GERHART HAUPTMANN

Born, Obersalsbrunn, Silesia, 1862
Died, Agnetendorf, Germany, 1946

This document was originally published in Minute History of the Drama. Alice B. Fort & Herbert S. Kates. New York: Grosset & Dunlap, 1935. p. 104.

GERHART HAUPTMANN'S first play, BEFORE SUNRISE, was produced in 1889 at the German Free Theater, and was acknowledged as the beginning of an important new literary movement for Germany just as Strindberg's MASTER OLAF had been recognized as the beginning of Swedish literary independence.

Hauptmann's dramatic genius is incontestable, but he has never seemed able to settle on any one form as best suited to express his dramatic intentions. THE WEAVERS, for example, a play that caused considerable stir on its presentation in 1892, is most unusual in that it is concerned with a whole community and has neither hero nor heroine. THE SUNKEN BELL, on the other hand, is centered around one man's struggle for expression. In MICHAEL KRAMER it is two men who hold the center of interest.

Gerhart Hauptmann's father was a Silesian innkeeper and the boy was originally intended for a farmer. His instincts, however, were artistic rather than agricultural. After two years of study in a school of art, a year of more general education at the University of Jena, and considerable continental travel, he settled down in Rome as a sculptor. Regard for health soon brought him back to the more bracing climate of Germany, and there, after some hesitation, he gave up art for a literary career.

At the time Hauptmann's BEFORE SUNRISE appeared, cultivated Germans had apparently forgotten the greatness of Germany's own Goethe and Schiller and Lessing. They read only French, Russian and Scandinavian authors. In spite of a recognition of his importance, the acceptance, therefore, of Hauptmann's first play was by no means universal. He persisted, however, with other realistic plays uncluding DRAYMAN HENSCHEL, LONELY LIVES and, most notable, THE WEAVERS. By 1910 he had the satisfaction of seeing the German realistic movement fully established.

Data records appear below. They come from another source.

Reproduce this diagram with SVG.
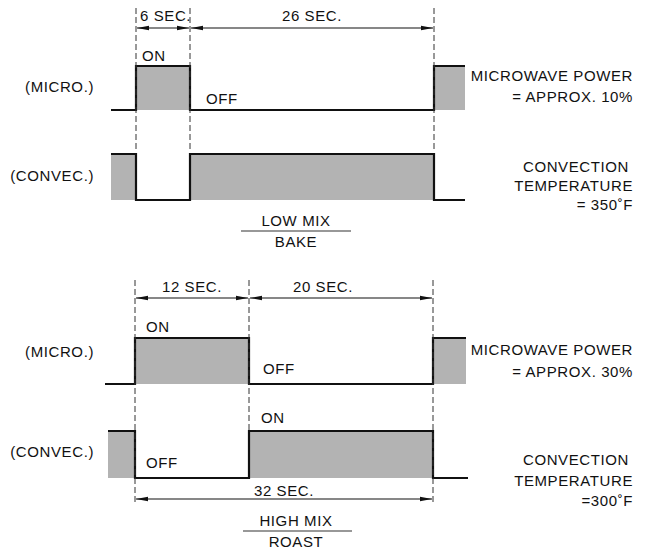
<svg xmlns="http://www.w3.org/2000/svg" width="649" height="550" viewBox="0 0 649 550">
<defs>
<marker id="ah" viewBox="0 0 12 6" refX="12" refY="3" markerWidth="12" markerHeight="6" markerUnits="userSpaceOnUse" orient="auto-start-reverse">
<path d="M0,0.8 L12,3 L0,5.2 Z" fill="#111"/>
</marker>
<style>
text{font-family:"Liberation Sans",Arial,sans-serif;font-size:15px;fill:#111;letter-spacing:0.6px}
.r{text-anchor:end}
.m{text-anchor:middle}
.dash{stroke:#333;stroke-width:1;stroke-dasharray:6,3;fill:none}
.wave{stroke:#111;stroke-width:2.2;fill:none;stroke-linejoin:miter}
.fill{fill:#b3b3b3;stroke:none}
.dim{stroke:#111;stroke-width:1.2;fill:none}
.rule{stroke:#333;stroke-width:1.2}
</style>
</defs>
<rect width="649" height="550" fill="#fff"/>

<g id="top-micro">
<rect class="fill" x="136" y="66" width="54" height="44"/>
<rect class="fill" x="434" y="66" width="31" height="44"/>
<path class="wave" d="M111,110 H136 V66 H190 V110 H434 V66 H465"/>
<text x="94" y="92" class="r">(MICRO.)</text>
<text x="142" y="61">ON</text>
<text x="206" y="104">OFF</text>
<text x="633" y="81" class="r">MICROWAVE POWER</text>
<text x="633" y="102" class="r">= APPROX. 10%</text>
</g>

<g id="top-convec">
<rect class="fill" x="111" y="154" width="25" height="46"/>
<rect class="fill" x="190" y="154" width="244" height="46"/>
<path class="wave" d="M111,154 H136 V200 H190 V154 H434 V200 H465"/>
<text x="94" y="181" class="r">(CONVEC.)</text>
<text x="629" y="172" class="r">CONVECTION</text>
<text x="633" y="191" class="r">TEMPERATURE</text>
<text x="633" y="210" class="r">= 350˚F</text>
<text x="296" y="226" class="m">LOW MIX</text>
<line class="rule" x1="241" y1="231" x2="351" y2="231"/>
<text x="296" y="247" class="m">BAKE</text>
</g>

<g id="bottom-micro">
<rect class="fill" x="135" y="338" width="114" height="46"/>
<rect class="fill" x="433" y="338" width="33" height="46"/>
<path class="wave" d="M105,384 H135 V338 H249 V384 H433 V338 H466"/>
<text x="94" y="357" class="r">(MICRO.)</text>
<text x="146" y="332">ON</text>
<text x="263" y="374">OFF</text>
<text x="633" y="355" class="r">MICROWAVE POWER</text>
<text x="633" y="377" class="r">= APPROX. 30%</text>
</g>

<g id="bottom-convec">
<rect class="fill" x="108" y="431" width="27" height="47"/>
<rect class="fill" x="249" y="431" width="184" height="47"/>
<path class="wave" d="M108,431 H135 V478 H249 V431 H433 V478 H468"/>
<text x="94" y="457" class="r">(CONVEC.)</text>
<text x="261" y="423">ON</text>
<text x="146" y="468">OFF</text>
<text x="629" y="465" class="r">CONVECTION</text>
<text x="633" y="486" class="r">TEMPERATURE</text>
<text x="633" y="506" class="r">=300˚F</text>
<text x="296" y="526" class="m">HIGH MIX</text>
<line class="rule" x1="243" y1="531" x2="352" y2="531"/>
<text x="296" y="547" class="m">ROAST</text>
</g>

<g id="connectors">
<line class="dash" x1="136" y1="8" x2="136" y2="152"/>
<line class="dash" x1="190" y1="8" x2="190" y2="152"/>
<line class="dash" x1="434" y1="8" x2="434" y2="152"/>
<line class="dim" x1="137" y1="28" x2="189" y2="28" marker-start="url(#ah)" marker-end="url(#ah)"/>
<line class="dim" x1="191" y1="28" x2="433" y2="28" marker-start="url(#ah)" marker-end="url(#ah)"/>
<text x="140" y="21">6 SEC.</text>
<text x="312" y="21" class="m">26 SEC.</text>

<line class="dash" x1="135" y1="280" x2="135" y2="503"/>
<line class="dash" x1="249" y1="280" x2="249" y2="430"/>
<line class="dash" x1="433" y1="280" x2="433" y2="503"/>
<line class="dim" x1="136" y1="298" x2="248" y2="298" marker-start="url(#ah)" marker-end="url(#ah)"/>
<line class="dim" x1="250" y1="298" x2="432" y2="298" marker-start="url(#ah)" marker-end="url(#ah)"/>
<text x="192" y="292" class="m">12 SEC.</text>
<text x="323" y="292" class="m">20 SEC.</text>
<line class="dim" x1="136" y1="499" x2="432" y2="499" marker-start="url(#ah)" marker-end="url(#ah)"/>
<text x="284" y="496" class="m">32 SEC.</text>
</g>
</svg>
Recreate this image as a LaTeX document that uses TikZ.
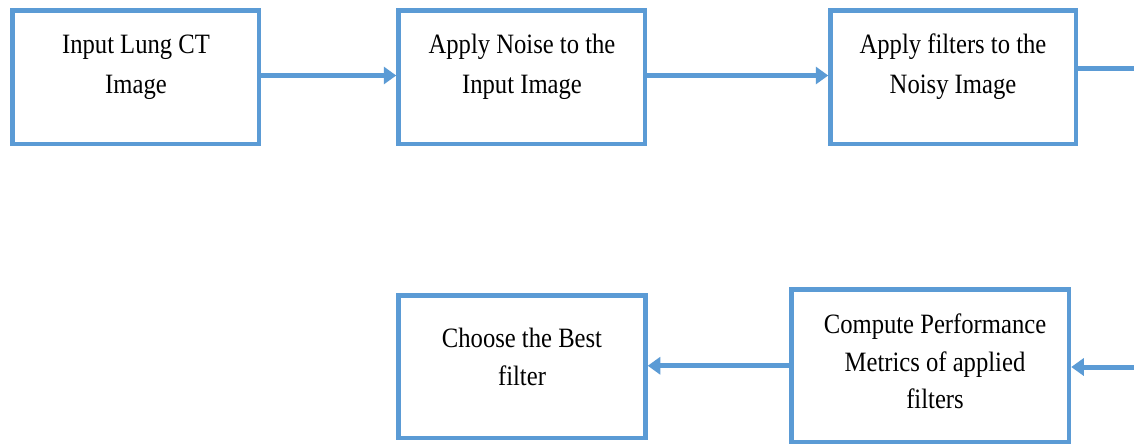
\documentclass[tikz,border=0pt]{standalone}
\usepackage{fontspec}
\setmainfont{Liberation Serif}[FakeStretch=0.88]
\usetikzlibrary{arrows.meta}
\definecolor{boxblue}{HTML}{5B9BD5}
\tikzset{
  stepbox/.style={draw=boxblue, line width=4.5pt, rectangle, inner sep=0pt},
  steptext/.style={anchor=north, inner sep=0pt, align=center, text=black,
    font=\fontsize{28}{37.5}\selectfont},
  toptext/.style={steptext, font=\fontsize{28}{39.5}\selectfont},
  arr/.style={draw=boxblue, line width=5pt, -{Triangle[length=12.5pt,width=17pt]}},
  plain/.style={draw=boxblue, line width=5pt}
}
\begin{document}
\begin{tikzpicture}[x=1pt,y=-1pt]
\useasboundingbox[fill=white] (0,0) rectangle (1134,445);
% boxes
\node[stepbox, minimum width=246.5pt, minimum height=133.5pt] (b1) at (135.75,77.25) {};
\node[stepbox, minimum width=246.5pt, minimum height=133.5pt] (b2) at (521.75,77.25) {};
\node[stepbox, minimum width=245.5pt, minimum height=133.5pt] (b3) at (953.25,77.25) {};
\node[stepbox, minimum width=247pt, minimum height=142.5pt] (b4) at (522,366.75) {};
\node[stepbox, minimum width=277.5pt, minimum height=152.5pt] (b5) at (930.25,365.75) {};
% texts
\node[toptext] (t1) at (136,35) {Input Lung CT\\Image};
\node[toptext] (t2) at (522,34) {Apply Noise to the\\Input Image};
\node[toptext] (t3) at (953,34) {Apply filters to the\\Noisy Image};
\node[steptext] (t4) at (522,328) {Choose the Best\\filter};
\node[steptext] (t5) at (935,314) {Compute Performance\\Metrics of applied\\filters};
% free ends at the right border
\coordinate (outR) at (1134,68);
\coordinate (inR) at (1134,367);
% connectors
\draw[arr] (b1.east |- 0,75.5) -- (b2.west |- 0,75.5);
\draw[arr] (b2.east |- 0,75.5) -- (b3.west |- 0,75.5);
\draw[plain] (outR -| b3.east) -- (outR);
\draw[arr] (inR) -- (inR -| b5.east);
\draw[arr] (b5.west) -- (b5.west -| b4.east);
\end{tikzpicture}
\end{document}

But realism alone did not satisfy Hauptmann's artistic cravings. In 1893 he turned to Romanticism with the dream play, HANNELE, and followed it in 1897 by a "study in artistic temperament" called THE SUNKEN BELL. This play is without a doubt Hauptmann's best-known work, although not his most representative one.

Some critics regard drama as Hauptmann's least happy choice in the form of literary expression. Many consider him as one of the finest poets of modern times. He has also written many well-known novels of which ATLANTIS, appearing in 1912, is probably the most famous. That, incidentally, was the year that brought Hauptmann the Nobel Prize for literary achievement.